• [EXERCISE DIRECTIONS] Copy everything in the listing below word for word, apart from any images.

• [GIVEN DATA]
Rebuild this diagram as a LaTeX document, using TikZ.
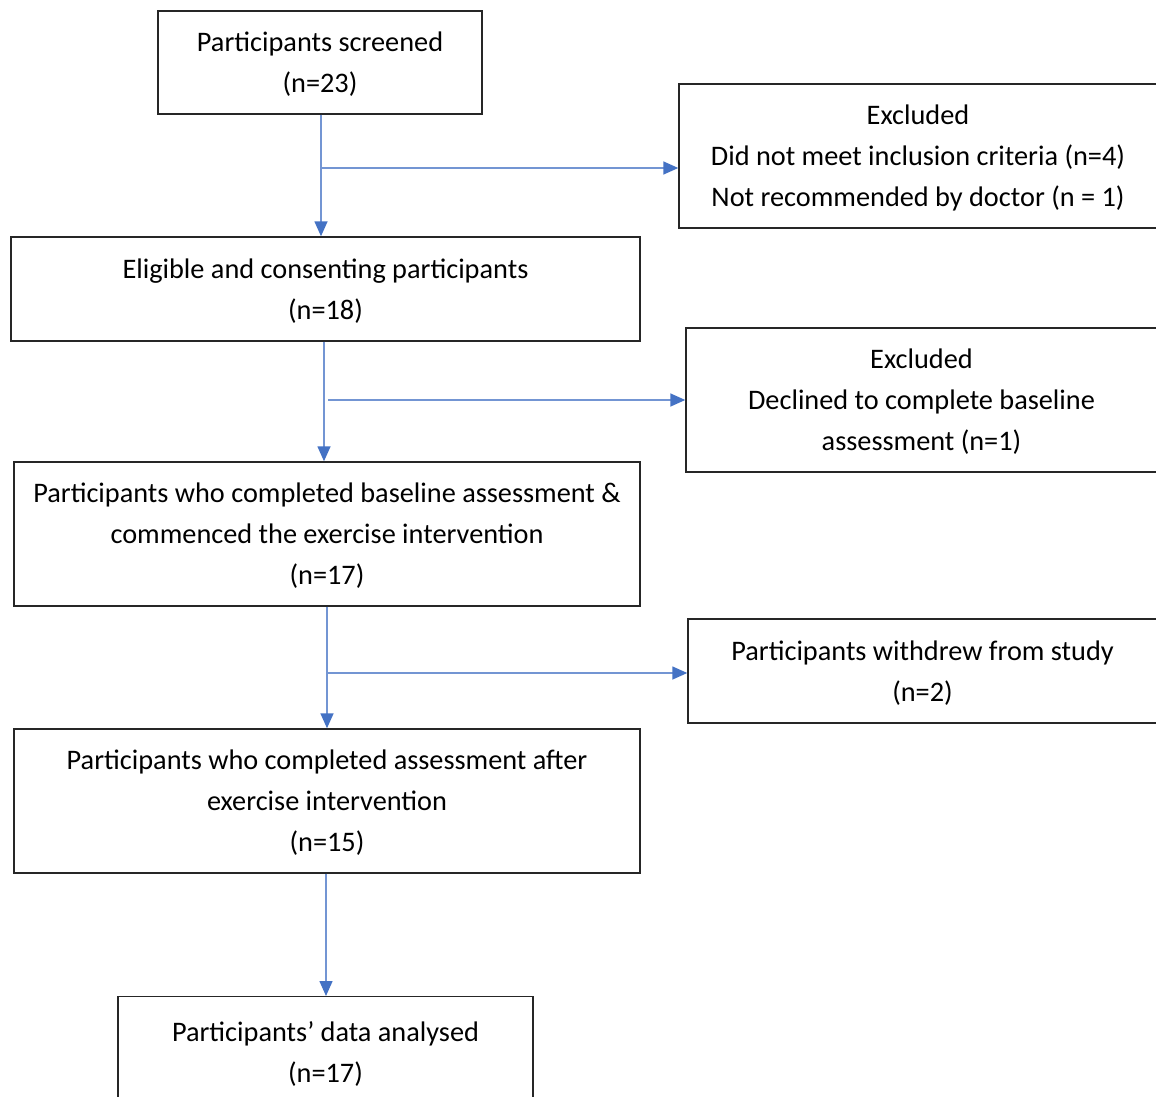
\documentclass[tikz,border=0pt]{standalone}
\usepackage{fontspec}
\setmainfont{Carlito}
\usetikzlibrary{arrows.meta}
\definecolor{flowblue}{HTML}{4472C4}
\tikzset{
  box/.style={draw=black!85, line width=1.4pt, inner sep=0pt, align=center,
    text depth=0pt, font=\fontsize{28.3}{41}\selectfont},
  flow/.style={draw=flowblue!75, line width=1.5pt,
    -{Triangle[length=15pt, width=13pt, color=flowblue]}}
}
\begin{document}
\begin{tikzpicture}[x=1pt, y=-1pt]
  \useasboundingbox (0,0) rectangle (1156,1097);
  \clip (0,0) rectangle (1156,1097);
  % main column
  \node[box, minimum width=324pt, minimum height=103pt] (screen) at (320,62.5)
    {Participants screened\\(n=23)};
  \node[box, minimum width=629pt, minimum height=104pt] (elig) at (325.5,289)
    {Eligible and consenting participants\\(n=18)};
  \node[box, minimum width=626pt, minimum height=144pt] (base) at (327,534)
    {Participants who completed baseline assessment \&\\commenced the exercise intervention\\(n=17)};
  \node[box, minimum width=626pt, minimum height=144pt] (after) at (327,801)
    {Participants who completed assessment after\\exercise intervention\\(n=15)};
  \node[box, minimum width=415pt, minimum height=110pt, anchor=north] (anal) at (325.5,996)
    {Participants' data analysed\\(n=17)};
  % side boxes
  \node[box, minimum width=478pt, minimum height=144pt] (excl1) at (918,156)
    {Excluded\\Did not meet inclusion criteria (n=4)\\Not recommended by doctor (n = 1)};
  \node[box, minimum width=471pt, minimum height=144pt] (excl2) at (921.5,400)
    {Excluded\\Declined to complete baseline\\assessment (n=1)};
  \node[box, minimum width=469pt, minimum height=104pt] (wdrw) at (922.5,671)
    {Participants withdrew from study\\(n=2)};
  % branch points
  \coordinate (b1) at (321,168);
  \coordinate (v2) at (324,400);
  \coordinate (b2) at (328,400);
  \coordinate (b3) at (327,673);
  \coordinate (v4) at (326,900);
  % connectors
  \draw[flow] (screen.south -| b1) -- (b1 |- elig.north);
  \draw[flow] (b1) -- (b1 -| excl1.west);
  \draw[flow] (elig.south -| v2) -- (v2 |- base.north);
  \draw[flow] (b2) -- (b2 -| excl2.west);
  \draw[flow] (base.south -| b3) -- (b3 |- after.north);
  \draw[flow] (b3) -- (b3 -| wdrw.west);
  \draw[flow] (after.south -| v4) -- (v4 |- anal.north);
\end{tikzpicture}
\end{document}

• [PROBLEM SOLUTION]
Rebuild this diagram as a LaTeX document, using TikZ.
\documentclass[tikz,border=0pt]{standalone}
\usepackage{fontspec}
\setmainfont{Carlito}
\usetikzlibrary{arrows.meta}
\definecolor{flowblue}{HTML}{4472C4}
\tikzset{
  box/.style={draw=black!85, line width=1.4pt, inner sep=0pt, align=center,
    text depth=0pt, font=\fontsize{28.3}{41}\selectfont},
  flow/.style={draw=flowblue!75, line width=1.5pt,
    -{Triangle[length=15pt, width=13pt, color=flowblue]}}
}
\begin{document}
\begin{tikzpicture}[x=1pt, y=-1pt]
  \useasboundingbox (0,0) rectangle (1156,1097);
  \clip (0,0) rectangle (1156,1097);
  % main column
  \node[box, minimum width=324pt, minimum height=103pt] (screen) at (320,62.5)
    {Participants screened\\(n=23)};
  \node[box, minimum width=629pt, minimum height=104pt] (elig) at (325.5,289)
    {Eligible and consenting participants\\(n=18)};
  \node[box, minimum width=626pt, minimum height=144pt] (base) at (327,534)
    {Participants who completed baseline assessment \&\\commenced the exercise intervention\\(n=17)};
  \node[box, minimum width=626pt, minimum height=144pt] (after) at (327,801)
    {Participants who completed assessment after\\exercise intervention\\(n=15)};
  \node[box, minimum width=415pt, minimum height=110pt, anchor=north] (anal) at (325.5,996)
    {Participants' data analysed\\(n=17)};
  % side boxes
  \node[box, minimum width=478pt, minimum height=144pt] (excl1) at (918,156)
    {Excluded\\Did not meet inclusion criteria (n=4)\\Not recommended by doctor (n = 1)};
  \node[box, minimum width=471pt, minimum height=144pt] (excl2) at (921.5,400)
    {Excluded\\Declined to complete baseline\\assessment (n=1)};
  \node[box, minimum width=469pt, minimum height=104pt] (wdrw) at (922.5,671)
    {Participants withdrew from study\\(n=2)};
  % branch points
  \coordinate (b1) at (321,168);
  \coordinate (v2) at (324,400);
  \coordinate (b2) at (328,400);
  \coordinate (b3) at (327,673);
  \coordinate (v4) at (326,900);
  % connectors
  \draw[flow] (screen.south -| b1) -- (b1 |- elig.north);
  \draw[flow] (b1) -- (b1 -| excl1.west);
  \draw[flow] (elig.south -| v2) -- (v2 |- base.north);
  \draw[flow] (b2) -- (b2 -| excl2.west);
  \draw[flow] (base.south -| b3) -- (b3 |- after.north);
  \draw[flow] (b3) -- (b3 -| wdrw.west);
  \draw[flow] (after.south -| v4) -- (v4 |- anal.north);
\end{tikzpicture}
\end{document}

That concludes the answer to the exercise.